Resuscitation-promoting Factors Reveal an Occult Population of Tubercle Bacilli in Sputum

Galina V. Mukamolova1, Obolbek Turapov1, Joanne Malkin1,2, Gerrit Woltmann3 and Michael R. Barer1,2

1 Department of Infection, Immunity, and Inflammation, University of Leicester; and 2 Department of Microbiology and 3 Department of Respiratory Medicine, University Hospitals of Leicester, Leicester, United Kingdom

Correspondence and requests for reprints should be addressed to Galina V. Mukamolova, Ph.D., Department of Infection, Immunity, and Inflammation, University of Leicester, Leicester, LE1 9HN UK. E-mail: gvm4{at}le.ac.uk

Rationale: Resuscitation-promoting factors (Rpfs) are a family of secreted proteins produced by Mycobacterium tuberculosis (Mtb) that stimulate mycobacterial growth. Although mouse infection studies show that they support bacterial survival and disease reactivation, it is currently unknown whether Rpfs influence human infection. We hypothesized that tuberculous sputum might include a population of Rpf-dependent Mtb cells.

Objectives: To determine whether Rpf-dependent Mtb cells are present in human sputum and explore the impact of chemotherapy on this population.

Methods: In tuberculous sputum samples we compared the number of cells detected by conventional agar colony-forming assay with that determined by limiting dilution, most-probable number assay in the presence or absence of Rpf preparations.

Measurements and Main Results: In 20 of 25 prechemotherapy samples from separate patients, 80–99.99% of the cells demonstrated by cultivation could be detected only with Rpf stimulation. Mtb cells with this phenotype were not generated on specimen storage or by inoculating sputum samples with a selection of clinical isolates; moreover, Rpf dependency was lost after primary isolation. During chemotherapy, the proportion of Rpf-dependent cells was found to increase relative to the surviving colony-forming population.

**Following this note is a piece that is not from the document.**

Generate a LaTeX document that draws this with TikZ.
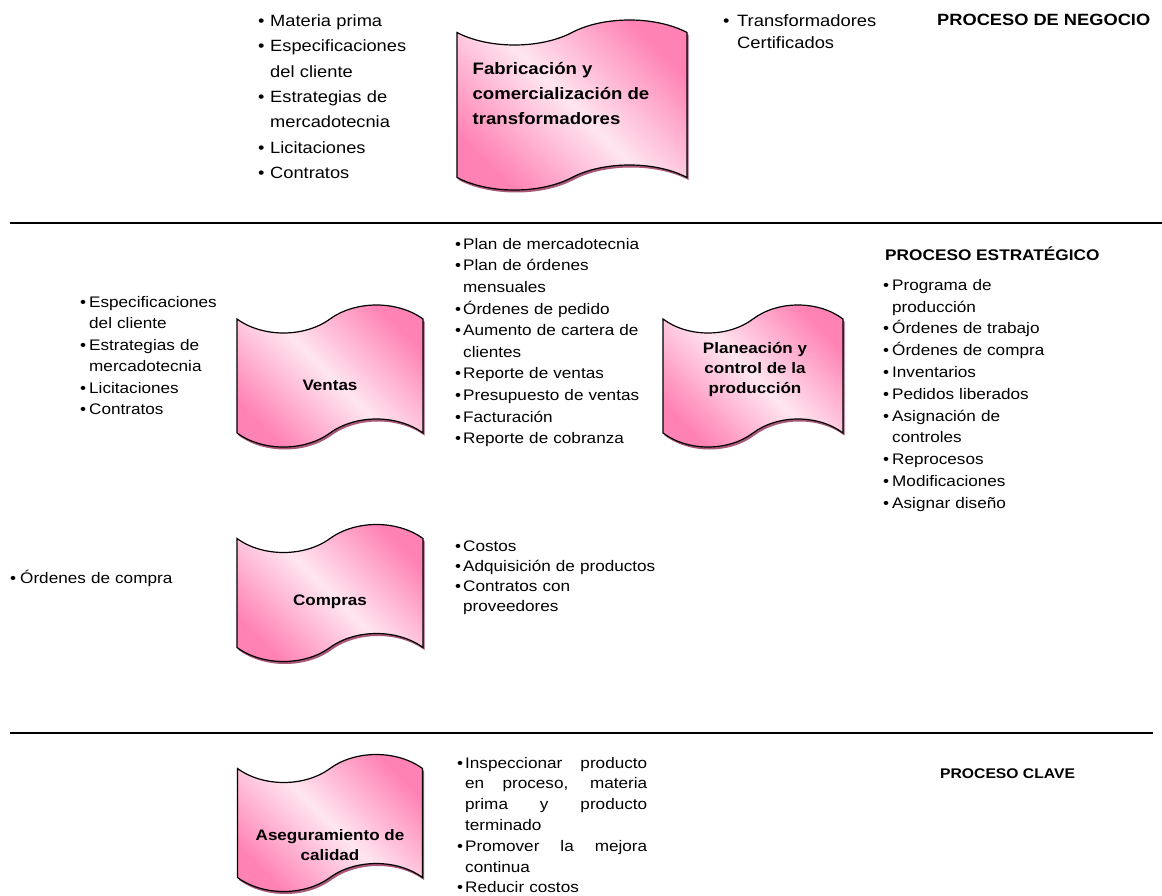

Conclusions: Smear-positive sputum samples are dominated by a population of Mtb cells that can be grown only in the presence of Rpfs. These intriguing proteins are therefore relevant to human infection. The Rpf-dependent population is invisible to conventional culture and is progressively enhanced in relative terms during chemotherapy, indicating a form of phenotypic resistance that may be significant for both chemotherapy and transmission.

Key Words: tuberculosis • resuscitation-promoting factors • sputum • nonreplicating cells


AT A GLANCE COMMENTARY

Scientific Knowledge on the Subject
The resuscitation-promoting factors are a family of secreted proteins produced by Mycobacterium tuberculosis. They act on the bacterial cell wall, stimulate regrowth of inert and otherwise nonculturable bacteria, and enable reactivation of chronic tuberculosis in mice but have no established role in human infection.

What This Study Adds to the Field
Most tuberculous sputum samples are dominated by a population of M. tuberculosis cells that can be cultured only by addition of resuscitation promoting factors. During chemotherapy this occult population increases relative to the bacilli that can be recovered by conventional culture.